Fracking. The Pros and Cons. There Really is no Pros.

Fracking. The extraction of shale gas from dense geological strata. This has at last reared it's ugly head in the UK. A company called Cuadrilla are at present trying to open numerous wells to get to potentially valuable pockets of shale gas. Previously, they drilled two test wells on the Fylde peninsula near Blackpool in the north west of England. Both test drills caused minor earthquakes. The first was only about 1.5 on the Richter scale, the other was about 2.4 and it caused minor structural damage. Needless to say, the public started to take notice of this practise and uncovered some rather negative points about the whole business of farcking. The first was that the procedure uses millions of tons of fresh water and once the water has been used, it is contaminated to such an extent that it cannot be used for human consumption. Also, it was discovered that the process releases methane gas into the atmosphere. The fact that it is colourless and odourless means that the general public cannot tell when they are breathing it in. It causes serious neurological problems for anyone exposed to it.
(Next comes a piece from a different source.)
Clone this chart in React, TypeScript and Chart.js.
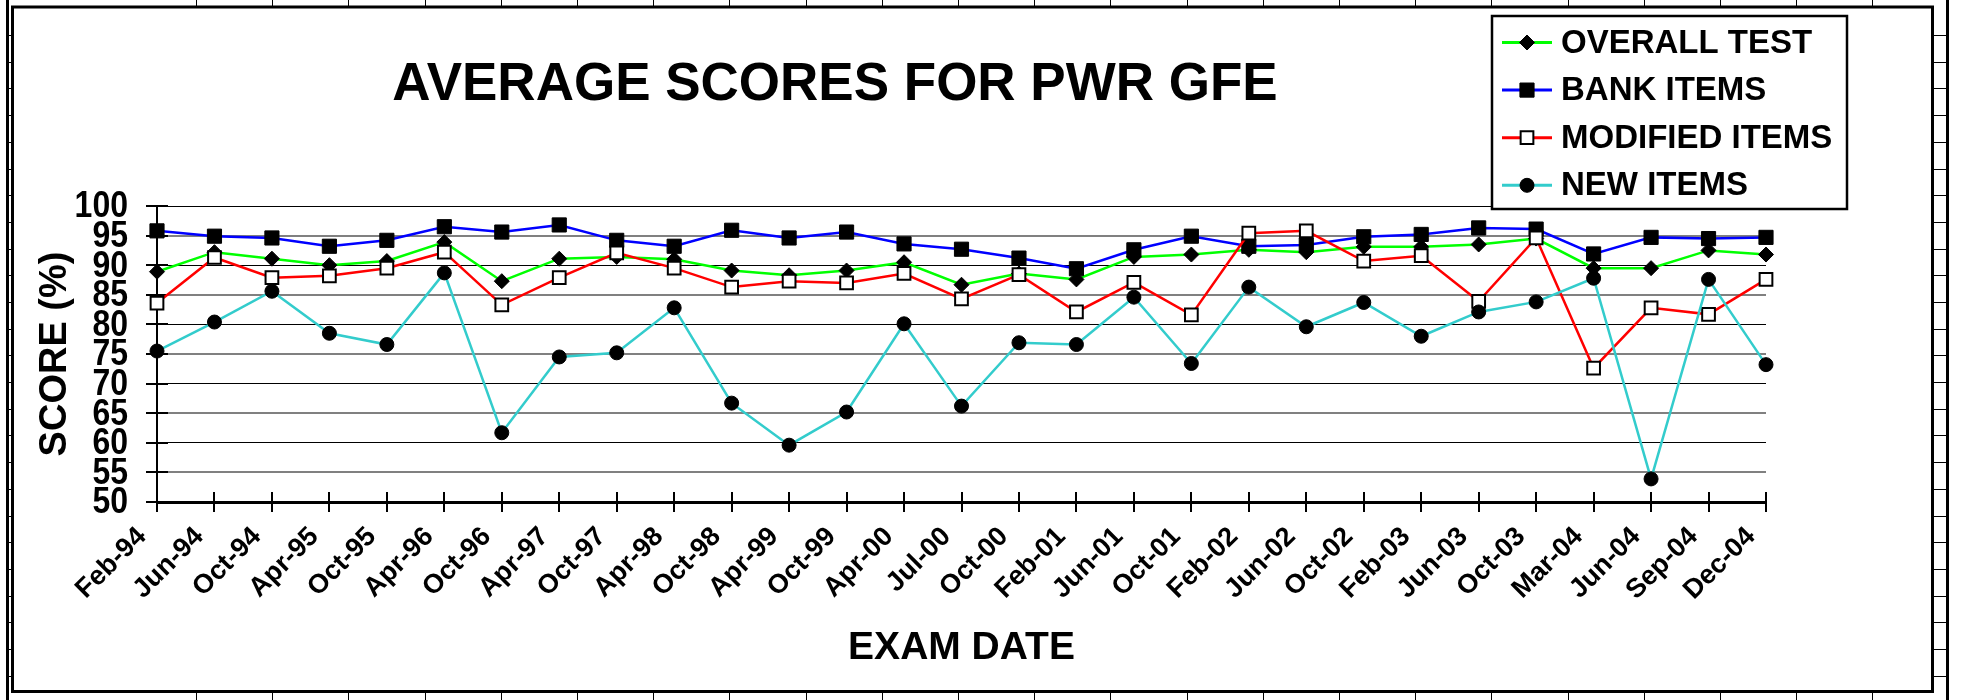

The soil around the drill sites is also contaminated to the point of being useless for growing anything. People in Queensland Australia have found out to their cost what fracking brings to their communities. The loss of all fresh water and severe illness being just two of the negatives. Plummeting property prices being another. Would you want to live near a fracking site? The only benefit I can see are the huge profits for the various companies involved. They come, drill and then leave a virtually uninhabitable wasteland.
The company involved in the UK, Cuadrilla has a managing director called Lord John Browne. Tony Blair made him a lord when he worked for BP. He is now an adviser on business ethics for David Cameron and he has a seat in the cabinet. He is completely unelected and yet he sits at the highest table of government. It's the ethics part of his remit that bothers me. First of all, when was there ever any ethics in business? The other thing about him is that when he took charge of BP, he had a mantra that he spouted at every opportunity, it was "profit above ALL else." As soon as he took over the reins of BP, standards started to slip. Maintenance budgets were drastically cut and accidents started happening. Accidents like spillages and machinery breakdowns, however, profits rocketed and that made it all right. I highlighted his past to emphasise the point that surely his sitting in the Tory cabinet is a conflict of interest with his main job with Cuadrilla? This corruption at the highest level.
There is a little town in Sussex England called Balcome that is the first battle being fought to rid the country of this disgusting practise. There are hundreds of demonstrators, many of them camping out at the entrance to the proposed fracking site. The local police have arrested numerous demonstrators for so called minor offences and they are using strong arm tactics to do it. I think that the government and Cuadrilla realise that if they lose this battle, they will lose the war, and it is a war. Public opinion is 80% plus against fracking and growing. This story will run for a good while yet and I will post any updates.